Of course, you showered me with gifts on holidays and birthdays, dedicated so much of your time and money towards my passion for basketball, and took us on some pretty amazing vacations throughout the years. But most of all, you spoiled me immensely with love, lessons, opportunities, and support. You spoiled me, not by always giving me everything I wanted, but always providing me with everything that I needed. And for that, I am eternally grateful.
I'll never forget the day I found out that if I wanted gas money or a little extra cash to go to the movies or do something with friends, I was going to have to get a job and work for it myself. I was almost 16, and though I had been babysitting for a while here and there, I didn't feel ready to take on my first REAL job. I was so annoyed with you both at first. How was I supposed to juggle school, basketball, AND a job? How was I supposed to keep a social life? How come everyone else's parents were paying for their gas and all their extra activities, yet my sister and I had to work for ours? I thought it was so unfair at the time, but now, as a 23-year-old, working three jobs while in grad school, I am so thankful that you didn't give me everything I wanted when I was growing up.
I am thankful because I learned early on in life the value of hard work.
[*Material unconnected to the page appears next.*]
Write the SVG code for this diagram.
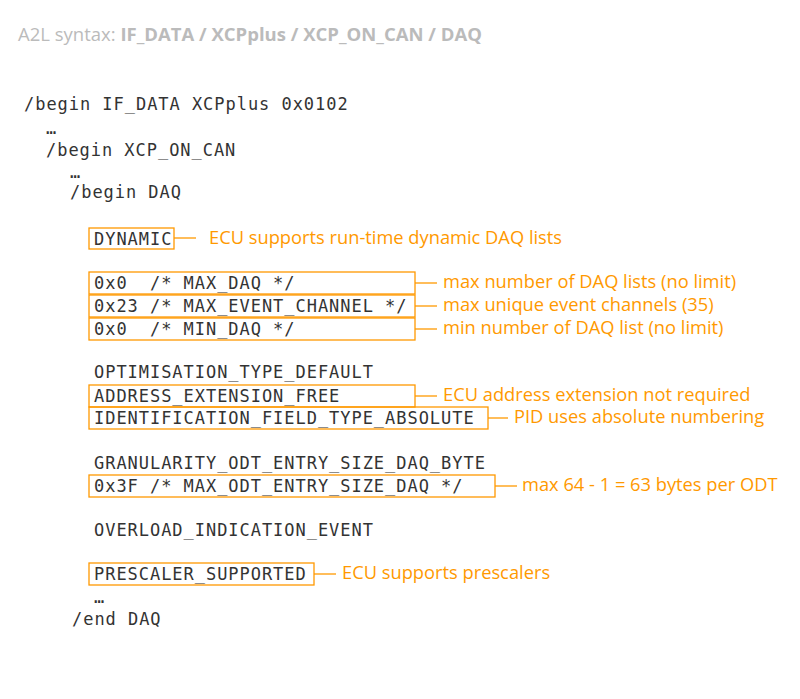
<svg xmlns="http://www.w3.org/2000/svg" width="800" height="699" viewBox="0 0 800 699">
<style>
.c{font-family:"DejaVu Sans Mono","Liberation Mono",monospace;font-size:17px;letter-spacing:0.96px;fill:#333;white-space:pre}
.l{font-family:"Open Sans",sans-serif;font-size:18.3px;fill:#ff9900}
.b{fill:none;stroke:#ff9900;stroke-width:1.3}
.k{stroke:#ff9900;stroke-width:1.3}
</style>
<rect width="800" height="699" fill="#fff"/>
<text x="18" y="41" font-family="Open Sans,sans-serif" font-size="18.5" fill="#bbb">A2L syntax: <tspan font-weight="bold">IF_DATA / XCPplus / XCP_ON_CAN / DAQ</tspan></text>
<g class="c" xml:space="preserve">
<text x="24" y="110">/begin IF_DATA XCPplus 0x0102</text>
<text x="46" y="134">…</text>
<text x="46" y="156">/begin XCP_ON_CAN</text>
<text x="70" y="178">…</text>
<text x="70" y="198">/begin DAQ</text>
<text x="94" y="378">OPTIMISATION_TYPE_DEFAULT</text>
<text x="94" y="469">GRANULARITY_ODT_ENTRY_SIZE_DAQ_BYTE</text>
<text x="94" y="536">OVERLOAD_INDICATION_EVENT</text>
<text x="94" y="603">…</text>
<text x="72" y="625">/end DAQ</text>
</g>
<g id="dynamic" xml:space="preserve"><rect class="b" x="89" y="228" width="85" height="21"/><text class="c" x="94" y="245">DYNAMIC</text><text class="l" x="209" y="244">ECU supports run-time dynamic DAQ lists</text></g>
<g id="maxdaq" xml:space="preserve"><rect class="b" x="89" y="272" width="326" height="22"/><text class="c" x="94" y="289">0x0  /* MAX_DAQ */</text><text class="l" x="443" y="288">max number of DAQ lists (no limit)</text></g>
<g id="maxev" xml:space="preserve"><rect class="b" x="89" y="295" width="326" height="22"/><text class="c" x="94" y="312">0x23 /* MAX_EVENT_CHANNEL */</text><text class="l" x="443" y="311">max unique event channels (35)</text></g>
<g id="mindaq" xml:space="preserve"><rect class="b" x="89" y="318" width="326" height="22"/><text class="c" x="94" y="335">0x0  /* MIN_DAQ */</text><text class="l" x="443" y="334">min number of DAQ list (no limit)</text></g>
<g id="addr"><rect class="b" x="89" y="385" width="326" height="22"/><text class="c" x="94" y="402">ADDRESS_EXTENSION_FREE</text><text class="l" x="443" y="401">ECU address extension not required</text></g>
<g id="ident"><rect class="b" x="89" y="407" width="399" height="22"/><text class="c" x="94" y="424">IDENTIFICATION_FIELD_TYPE_ABSOLUTE</text><text class="l" x="514" y="423">PID uses absolute numbering</text></g>
<g id="odt"><rect class="b" x="89" y="475" width="406" height="22"/><text class="c" x="94" y="492">0x3F /* MAX_ODT_ENTRY_SIZE_DAQ */</text><text class="l" x="522" y="491">max 64 - 1 = 63 bytes per ODT</text></g>
<g id="presc"><rect class="b" x="89" y="563" width="225" height="22"/><text class="c" x="94" y="580">PRESCALER_SUPPORTED</text><text class="l" x="342" y="579">ECU supports prescalers</text></g>
<g id="connectors" class="k">
<line x1="174" y1="238" x2="196" y2="238"/>
<line x1="415" y1="283" x2="437" y2="283"/>
<line x1="415" y1="306" x2="437" y2="306"/>
<line x1="415" y1="329" x2="437" y2="329"/>
<line x1="415" y1="396" x2="437" y2="396"/>
<line x1="488" y1="418" x2="508" y2="418"/>
<line x1="495" y1="486" x2="517" y2="486"/>
<line x1="314" y1="574" x2="336" y2="574"/>
</g>
</svg>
I am thankful because it taught me what it was like to be proud of myself.
I am thankful because it has given me a lot more respect for myself and for the things I've earned on my own.
I am thankful because it taught me to appreciate every single little thing that someone does for me.
I am thankful because I learned the concept of responsibility, and no matter what, to always show up ready to work.
You both have provided for my siblings and I in ways that money could never buy. You've loved us enough to let us struggle, but have always been there to pick us up if we ever needed it. You've emphasized dedication and accountability, which is something I've found that my generation seriously lacks. You've taught me I don't need to rely on people to do things for me because I can always do it myself. You've shown me that love and support is enough, and money can't buy happiness. I've realized that shared experiences and life-long memories are far more valuable than any amount of money.
In these past 23 years, you both have taught me everything I know and stand for. You have raised me to be strong and independent but have also reassured me that sometimes it's okay to ask for help. You've raised me to say 'please' and 'thank you', help others when they need it and not stand on the sidelines and watch, hold the door for the person behind me, say 'excuse me' when necessary, and to love people for who they are and not for what I can get from them. Most importantly, you raised me to treat people exactly how I would like to be treated by others. You've taught me to smile in the face of adversity, to believe in myself, and to always put my faith in God.
Mom and Dad, there aren't enough words in the world that I could say to show just how grateful and blessed I am – all because of you two. All I can say is thank you. Thank you for giving me everything I could have ever needed, but not always giving me everything I may have wanted.